I enjoyed Brandr tremendously.  If he has a flaw, it might be that he's something of a male Mary Sue - he makes few mistakes, behaves honorably and cleverly, and somehow manages to serve as thrall without giving up an aura of personal power.  This scene, very early in the book, sets the stage nicely for how he deals with his new mistress:
She had to show this man his place and quickly.  "I saved you from the gelding knife this night.  You will show your appreciation by kissing my foot."

She lifted her nightshift to ankle height and presented one to him, toes pointed.

*That should wipe the smug expression from his face.*

He shrugged, bent over, and grabbed her ankle. Then he yanked her upside down.
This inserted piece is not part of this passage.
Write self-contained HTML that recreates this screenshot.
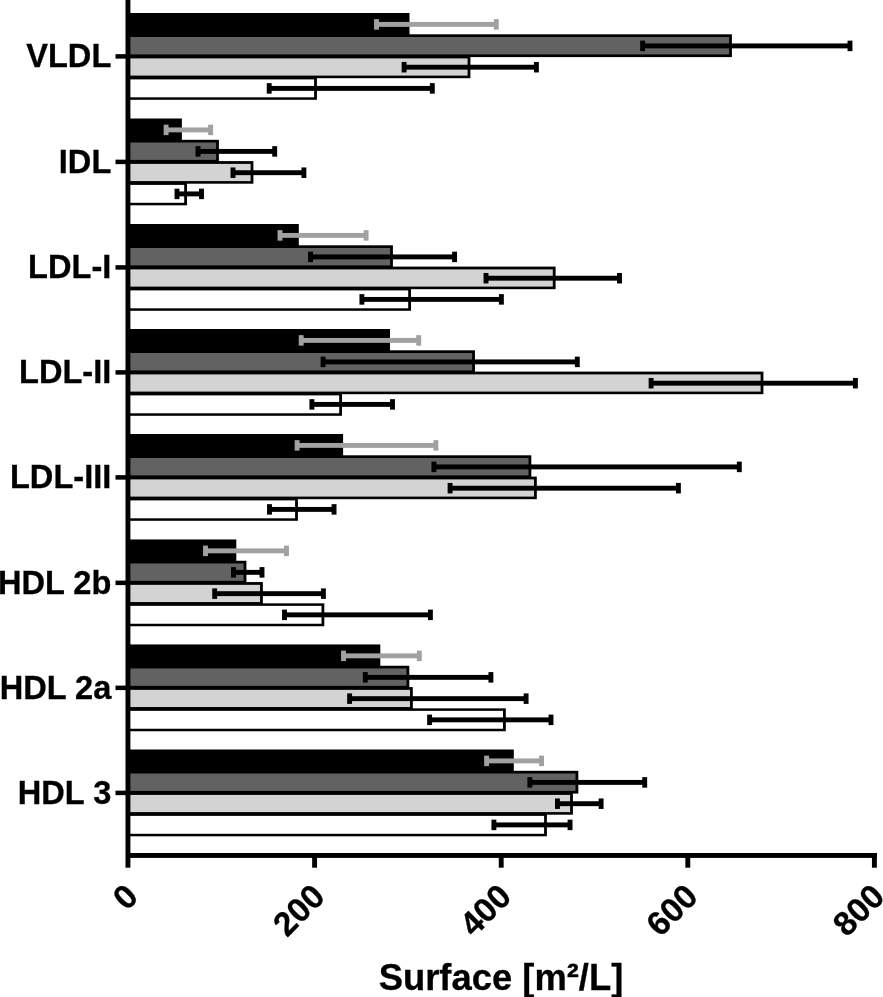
<!DOCTYPE html>
<html><head><meta charset="utf-8"><style>
html,body{margin:0;padding:0;background:#fff;}
svg{display:block;filter:grayscale(1);}
text{font-family:"Liberation Sans",sans-serif;font-weight:bold;fill:#000;stroke:#000;stroke-width:0.3px;}
.yl{font-size:32.6px;text-anchor:end;}
.xl{font-size:33.5px;text-anchor:end;}
.xt{font-size:36.4px;text-anchor:middle;}
</style></head><body>
<svg width="883" height="997" viewBox="0 0 883 997">
<rect width="883" height="997" fill="#fff"/>
<rect x="128" y="13" width="281.5" height="22.6" fill="#000"/>
<rect x="128" y="34.3" width="603.9" height="22.8" fill="#000"/>
<rect x="128" y="37" width="601.1" height="17.4" fill="#626262"/>
<rect x="128" y="55.6" width="342.4" height="22.6" fill="#000"/>
<rect x="128" y="58.4" width="339.6" height="17.2" fill="#d3d3d3"/>
<rect x="128" y="76.9" width="188.9" height="22.9" fill="#000"/>
<rect x="128" y="79.4" width="186.1" height="17.9" fill="#ffffff"/>
<rect x="376.5" y="21.95" width="119.8" height="4.9" fill="#a1a1a1"/>
<rect x="374.05" y="19.15" width="4.9" height="10.5" fill="#a1a1a1"/>
<rect x="493.85" y="19.15" width="4.9" height="10.5" fill="#a1a1a1"/>
<rect x="642.6" y="43.45" width="207.4" height="4.9" fill="#000"/>
<rect x="640.15" y="40.65" width="4.9" height="10.5" fill="#000"/>
<rect x="847.55" y="40.65" width="4.9" height="10.5" fill="#000"/>
<rect x="404.1" y="64.75" width="132.3" height="4.9" fill="#000"/>
<rect x="401.65" y="61.95" width="4.9" height="10.5" fill="#000"/>
<rect x="533.95" y="61.95" width="4.9" height="10.5" fill="#000"/>
<rect x="269.2" y="85.95" width="163.1" height="4.9" fill="#000"/>
<rect x="266.75" y="83.15" width="4.9" height="10.5" fill="#000"/>
<rect x="429.85" y="83.15" width="4.9" height="10.5" fill="#000"/>
<rect x="115.5" y="54.15" width="12" height="4.5" fill="#000"/>
<text x="111.3" y="67.2" class="yl">VLDL</text>
<rect x="128" y="118.5" width="53.9" height="22.6" fill="#000"/>
<rect x="128" y="139.8" width="90.9" height="22.8" fill="#000"/>
<rect x="128" y="142.5" width="88.1" height="17.4" fill="#626262"/>
<rect x="128" y="161.1" width="125.4" height="22.6" fill="#000"/>
<rect x="128" y="163.9" width="122.6" height="17.2" fill="#d3d3d3"/>
<rect x="128" y="182.4" width="59" height="22.9" fill="#000"/>
<rect x="128" y="184.9" width="56.2" height="17.9" fill="#ffffff"/>
<rect x="166.1" y="127.45" width="44.5" height="4.9" fill="#a1a1a1"/>
<rect x="163.65" y="124.65" width="4.9" height="10.5" fill="#a1a1a1"/>
<rect x="208.15" y="124.65" width="4.9" height="10.5" fill="#a1a1a1"/>
<rect x="198" y="148.95" width="76.7" height="4.9" fill="#000"/>
<rect x="195.55" y="146.15" width="4.9" height="10.5" fill="#000"/>
<rect x="272.25" y="146.15" width="4.9" height="10.5" fill="#000"/>
<rect x="233" y="170.25" width="70.9" height="4.9" fill="#000"/>
<rect x="230.55" y="167.45" width="4.9" height="10.5" fill="#000"/>
<rect x="301.45" y="167.45" width="4.9" height="10.5" fill="#000"/>
<rect x="177" y="191.45" width="24.5" height="4.9" fill="#000"/>
<rect x="174.55" y="188.65" width="4.9" height="10.5" fill="#000"/>
<rect x="199.05" y="188.65" width="4.9" height="10.5" fill="#000"/>
<rect x="115.5" y="159.65" width="12" height="4.5" fill="#000"/>
<text x="111.3" y="172.7" class="yl">IDL</text>
<rect x="128" y="224" width="170.8" height="22.6" fill="#000"/>
<rect x="128" y="245.3" width="264.9" height="22.8" fill="#000"/>
<rect x="128" y="248" width="262.1" height="17.4" fill="#626262"/>
<rect x="128" y="266.6" width="427.6" height="22.6" fill="#000"/>
<rect x="128" y="269.4" width="424.8" height="17.2" fill="#d3d3d3"/>
<rect x="128" y="287.9" width="283" height="22.9" fill="#000"/>
<rect x="128" y="290.4" width="280.2" height="17.9" fill="#ffffff"/>
<rect x="280" y="232.95" width="86.1" height="4.9" fill="#a1a1a1"/>
<rect x="277.55" y="230.15" width="4.9" height="10.5" fill="#a1a1a1"/>
<rect x="363.65" y="230.15" width="4.9" height="10.5" fill="#a1a1a1"/>
<rect x="310.5" y="254.45" width="144.1" height="4.9" fill="#000"/>
<rect x="308.05" y="251.65" width="4.9" height="10.5" fill="#000"/>
<rect x="452.15" y="251.65" width="4.9" height="10.5" fill="#000"/>
<rect x="486" y="275.75" width="133.5" height="4.9" fill="#000"/>
<rect x="483.55" y="272.95" width="4.9" height="10.5" fill="#000"/>
<rect x="617.05" y="272.95" width="4.9" height="10.5" fill="#000"/>
<rect x="361.9" y="296.95" width="139.5" height="4.9" fill="#000"/>
<rect x="359.45" y="294.15" width="4.9" height="10.5" fill="#000"/>
<rect x="498.95" y="294.15" width="4.9" height="10.5" fill="#000"/>
<rect x="115.5" y="265.15" width="12" height="4.5" fill="#000"/>
<text x="111.3" y="278.2" class="yl">LDL-I</text>
<rect x="128" y="329" width="262" height="22.6" fill="#000"/>
<rect x="128" y="350.3" width="346.95" height="22.8" fill="#000"/>
<rect x="128" y="353" width="344.15" height="17.4" fill="#626262"/>
<rect x="128" y="371.6" width="635.4" height="22.6" fill="#000"/>
<rect x="128" y="374.4" width="632.6" height="17.2" fill="#d3d3d3"/>
<rect x="128" y="392.9" width="214" height="22.9" fill="#000"/>
<rect x="128" y="395.4" width="211.2" height="17.9" fill="#ffffff"/>
<rect x="301.2" y="337.95" width="117.5" height="4.9" fill="#a1a1a1"/>
<rect x="298.75" y="335.15" width="4.9" height="10.5" fill="#a1a1a1"/>
<rect x="416.25" y="335.15" width="4.9" height="10.5" fill="#a1a1a1"/>
<rect x="323.1" y="359.45" width="254.2" height="4.9" fill="#000"/>
<rect x="320.65" y="356.65" width="4.9" height="10.5" fill="#000"/>
<rect x="574.85" y="356.65" width="4.9" height="10.5" fill="#000"/>
<rect x="651.1" y="380.75" width="204.3" height="4.9" fill="#000"/>
<rect x="648.65" y="377.95" width="4.9" height="10.5" fill="#000"/>
<rect x="852.95" y="377.95" width="4.9" height="10.5" fill="#000"/>
<rect x="311.9" y="401.95" width="80.6" height="4.9" fill="#000"/>
<rect x="309.45" y="399.15" width="4.9" height="10.5" fill="#000"/>
<rect x="390.05" y="399.15" width="4.9" height="10.5" fill="#000"/>
<rect x="115.5" y="370.15" width="12" height="4.5" fill="#000"/>
<text x="111.3" y="383.2" class="yl">LDL-II</text>
<rect x="128" y="434" width="215.1" height="22.6" fill="#000"/>
<rect x="128" y="455.3" width="403.3" height="22.8" fill="#000"/>
<rect x="128" y="458" width="400.5" height="17.4" fill="#626262"/>
<rect x="128" y="476.6" width="408.8" height="22.6" fill="#000"/>
<rect x="128" y="479.4" width="406" height="17.2" fill="#d3d3d3"/>
<rect x="128" y="497.9" width="169.9" height="22.9" fill="#000"/>
<rect x="128" y="500.4" width="167.1" height="17.9" fill="#ffffff"/>
<rect x="297.1" y="442.95" width="138.8" height="4.9" fill="#a1a1a1"/>
<rect x="294.65" y="440.15" width="4.9" height="10.5" fill="#a1a1a1"/>
<rect x="433.45" y="440.15" width="4.9" height="10.5" fill="#a1a1a1"/>
<rect x="433.9" y="464.45" width="305.4" height="4.9" fill="#000"/>
<rect x="431.45" y="461.65" width="4.9" height="10.5" fill="#000"/>
<rect x="736.85" y="461.65" width="4.9" height="10.5" fill="#000"/>
<rect x="450.1" y="485.75" width="228.3" height="4.9" fill="#000"/>
<rect x="447.65" y="482.95" width="4.9" height="10.5" fill="#000"/>
<rect x="675.95" y="482.95" width="4.9" height="10.5" fill="#000"/>
<rect x="269.5" y="506.95" width="64.55" height="4.9" fill="#000"/>
<rect x="267.05" y="504.15" width="4.9" height="10.5" fill="#000"/>
<rect x="331.6" y="504.15" width="4.9" height="10.5" fill="#000"/>
<rect x="115.5" y="475.15" width="12" height="4.5" fill="#000"/>
<text x="111.3" y="488.2" class="yl">LDL-III</text>
<rect x="128" y="539.45" width="108.3" height="22.6" fill="#000"/>
<rect x="128" y="560.75" width="118.4" height="22.8" fill="#000"/>
<rect x="128" y="563.45" width="115.6" height="17.4" fill="#626262"/>
<rect x="128" y="582.05" width="134.85" height="22.6" fill="#000"/>
<rect x="128" y="584.85" width="132.05" height="17.2" fill="#d3d3d3"/>
<rect x="128" y="603.35" width="196.3" height="22.9" fill="#000"/>
<rect x="128" y="605.85" width="193.5" height="17.9" fill="#ffffff"/>
<rect x="205.5" y="548.4" width="81" height="4.9" fill="#a1a1a1"/>
<rect x="203.05" y="545.6" width="4.9" height="10.5" fill="#a1a1a1"/>
<rect x="284.05" y="545.6" width="4.9" height="10.5" fill="#a1a1a1"/>
<rect x="233.5" y="569.9" width="28.5" height="4.9" fill="#000"/>
<rect x="231.05" y="567.1" width="4.9" height="10.5" fill="#000"/>
<rect x="259.55" y="567.1" width="4.9" height="10.5" fill="#000"/>
<rect x="214.7" y="591.2" width="108.7" height="4.9" fill="#000"/>
<rect x="212.25" y="588.4" width="4.9" height="10.5" fill="#000"/>
<rect x="320.95" y="588.4" width="4.9" height="10.5" fill="#000"/>
<rect x="284.5" y="612.4" width="145.9" height="4.9" fill="#000"/>
<rect x="282.05" y="609.6" width="4.9" height="10.5" fill="#000"/>
<rect x="427.95" y="609.6" width="4.9" height="10.5" fill="#000"/>
<rect x="115.5" y="580.6" width="12" height="4.5" fill="#000"/>
<text x="111.3" y="593.65" class="yl">HDL 2b</text>
<rect x="128" y="644.45" width="252.3" height="22.6" fill="#000"/>
<rect x="128" y="665.75" width="281.3" height="22.8" fill="#000"/>
<rect x="128" y="668.45" width="278.5" height="17.4" fill="#626262"/>
<rect x="128" y="687.05" width="284.8" height="22.6" fill="#000"/>
<rect x="128" y="689.85" width="282" height="17.2" fill="#d3d3d3"/>
<rect x="128" y="708.35" width="377.8" height="22.9" fill="#000"/>
<rect x="128" y="710.85" width="375" height="17.9" fill="#ffffff"/>
<rect x="343.5" y="653.4" width="75.8" height="4.9" fill="#a1a1a1"/>
<rect x="341.05" y="650.6" width="4.9" height="10.5" fill="#a1a1a1"/>
<rect x="416.85" y="650.6" width="4.9" height="10.5" fill="#a1a1a1"/>
<rect x="365.3" y="674.9" width="125.6" height="4.9" fill="#000"/>
<rect x="362.85" y="672.1" width="4.9" height="10.5" fill="#000"/>
<rect x="488.45" y="672.1" width="4.9" height="10.5" fill="#000"/>
<rect x="349.6" y="696.2" width="176.5" height="4.9" fill="#000"/>
<rect x="347.15" y="693.4" width="4.9" height="10.5" fill="#000"/>
<rect x="523.65" y="693.4" width="4.9" height="10.5" fill="#000"/>
<rect x="429.6" y="717.4" width="121.4" height="4.9" fill="#000"/>
<rect x="427.15" y="714.6" width="4.9" height="10.5" fill="#000"/>
<rect x="548.55" y="714.6" width="4.9" height="10.5" fill="#000"/>
<rect x="115.5" y="685.6" width="12" height="4.5" fill="#000"/>
<text x="111.3" y="698.65" class="yl">HDL 2a</text>
<rect x="128" y="749.5" width="385.8" height="22.6" fill="#000"/>
<rect x="128" y="770.8" width="450.3" height="22.8" fill="#000"/>
<rect x="128" y="773.5" width="447.5" height="17.4" fill="#626262"/>
<rect x="128" y="792.1" width="444.9" height="22.6" fill="#000"/>
<rect x="128" y="794.9" width="442.1" height="17.2" fill="#d3d3d3"/>
<rect x="128" y="813.4" width="418.9" height="22.9" fill="#000"/>
<rect x="128" y="815.9" width="416.1" height="17.9" fill="#ffffff"/>
<rect x="486.6" y="758.45" width="54.95" height="4.9" fill="#a1a1a1"/>
<rect x="484.15" y="755.65" width="4.9" height="10.5" fill="#a1a1a1"/>
<rect x="539.1" y="755.65" width="4.9" height="10.5" fill="#a1a1a1"/>
<rect x="529.85" y="779.95" width="114.85" height="4.9" fill="#000"/>
<rect x="527.4" y="777.15" width="4.9" height="10.5" fill="#000"/>
<rect x="642.25" y="777.15" width="4.9" height="10.5" fill="#000"/>
<rect x="557.45" y="801.25" width="43.65" height="4.9" fill="#000"/>
<rect x="555" y="798.45" width="4.9" height="10.5" fill="#000"/>
<rect x="598.65" y="798.45" width="4.9" height="10.5" fill="#000"/>
<rect x="493.9" y="822.45" width="76.15" height="4.9" fill="#000"/>
<rect x="491.45" y="819.65" width="4.9" height="10.5" fill="#000"/>
<rect x="567.6" y="819.65" width="4.9" height="10.5" fill="#000"/>
<rect x="115.5" y="790.65" width="12" height="4.5" fill="#000"/>
<text x="111.3" y="803.7" class="yl">HDL 3</text>
<rect x="125.5" y="0" width="4.9" height="867.7" fill="#000"/>
<rect x="127.5" y="853" width="749.4" height="4.9" fill="#000"/>
<rect x="312.15" y="853" width="4.9" height="14.7" fill="#000"/>
<rect x="498.75" y="853" width="4.9" height="14.7" fill="#000"/>
<rect x="685.35" y="853" width="4.9" height="14.7" fill="#000"/>
<rect x="871.95" y="853" width="4.9" height="14.7" fill="#000"/>
<text transform="translate(140,898.4) rotate(-45)" class="xl">0</text>
<text transform="translate(326.6,898.4) rotate(-45)" class="xl">200</text>
<text transform="translate(513.2,898.4) rotate(-45)" class="xl">400</text>
<text transform="translate(699.8,898.4) rotate(-45)" class="xl">600</text>
<text transform="translate(886.4,898.4) rotate(-45)" class="xl">800</text>
<text x="501" y="989.7" class="xt">Surface [m²/L]</text>
</svg>
</body></html>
Her bottom took a glancing blow on the floor before she found herself hanging precariously, her foot level with is mouth when he stood back upright.

...[SNIP]... He glared down at her and bared his teeth in a wolf's smile. "Want me to kiss anything else, princess?"
Obedient, but clever and not subservient in the least (although I can't help but think he might have bashed her head in with this move - this is a problem I have when I start getting analytical....) Anyway, Brandr is a pretty simple guy - he thinks he and Katla will knock along fine in life, and sets about to thoroughly seduce and keep her in a fairly linear-- and successful-- way.  I wouldn't say there is tremendous character growth for him, but since he's such a fun character to begin with, I'll forgive it.

That scene pretty much hooked me, and if it hooks you too, I can recommend the story for a fun, hot romp, Viking-style.